This weekend in Shul we farewell our dear Shlicha, Naama who has dedicated a year of her life to instilling her passion for Judaism and Israel within our Maroubra community. She will be delivering a talk in Shul on Shabbat day and there will be a special Kiddush in her honour. Please join us in saying ‘Todah’ to her for everything that she has done for us.
With Tisha B’av this year falling out on Shabbat, the fast day – along with all of its restrictions – are pushed off until Sunday. What this means is that I cannot run my favourite race of the year – the City2Surf!
But on a serious note, we have a great program taking place here in Shul starting at 7pm on Saturday night. We will recite Maariv and then sit on the ground and softly (and sadly) sing Megillat Eicha (Book of Lamentations) which describes our grief over the destruction of Jerusalem some two and a half thousand years ago. After this, survivor and long-standing Shule member Yvonne Engelman will share of her personal story about persecution and survival as a 14 year old girl at Auschwitz. Please join us for what will be a moving and meaningful evening.
Here is a thought to assist us in overcoming the despair that often accompanies our daily challenges.
Rabbi Akivah was once walking in Jerusalem with a group of fellow sages soon after the second Temple was destroyed. They passed the Temple Mount and saw foxes roaming freely among the rubble. All the sages immediately cried at the site of the desecration, but Rabbi Akiva laughed!
When confronted about his seemingly inappropriate reaction, he explained: “We were given two sets of prophecies. Now that the prophecy of the destruction of the Temple has come true, surely the prophecies regarding the rebuilding of the Temple will come true, too.”
While this Talmudic story may appear strange, it is actually conveying a powerful message. You see, Rabbi Akivah was able to see what his peers could not. He saw the destruction as an event in a sequence, as part of a bigger picture. He realised that this event of destruction would actually allow something much greater and more eternal to take place – the construction of the third, eternal Temple. He was therefore able to celebrate the destruction since he could envision an even more beautiful reality. And in his mind’s eye, this Temple was already being rebuilt which made this whole scene a cause for joy!
Our own lives may often appear like a construction site strewn with tools and nails. We all face seemingly insurmountable challenges that seek to overwhelm us and crush us under their weight. The challenge for us is to remember that redemption exists even within the exile. The possibility for regrowth and rebirth lies within the challenge itself. We must never give up hope! Rather, we must try to look beyond our immediate situation and embrace our ability to build a better future.
As we gather to mourn the destruction over the weekend, we will acknowledge the beauty that has been lost, yet at the same time realise that we are standing on the threshold of a new reality.

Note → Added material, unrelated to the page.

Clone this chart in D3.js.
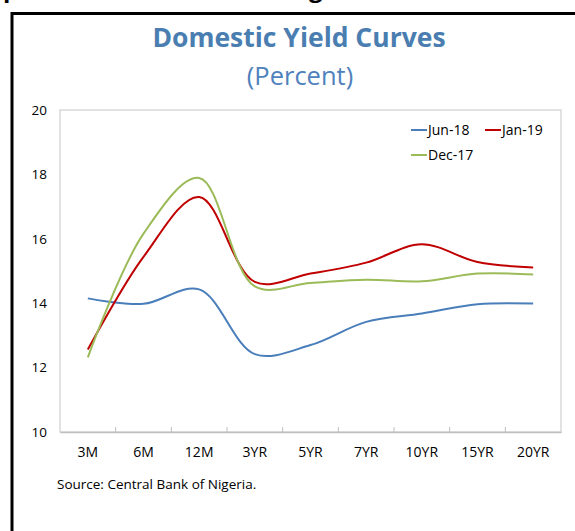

This coming Tuesday, Chana Raizel and I will be witnessing this new reality! Travelling to Israel in celebration of a family wedding, we look forward to witnessing the incredible growth, rebuilding and innovation that is taking place everywhere in our ancient homeland. Coming out of these days of mourning over ancient Jerusalem will make this trip even more meaningful for us and we hope and pray that Jerusalem will always remain united and a source of blessing and peace for everyone who enters her walls.
I particularly look forward to praying at the Western Wall where I will recite prayers for our community as a whole. If anyone has any particular prayers that they would like me to deliver or recite, please email them to me before I leave.
May we only know of joyous times in our personal, communal and national lives.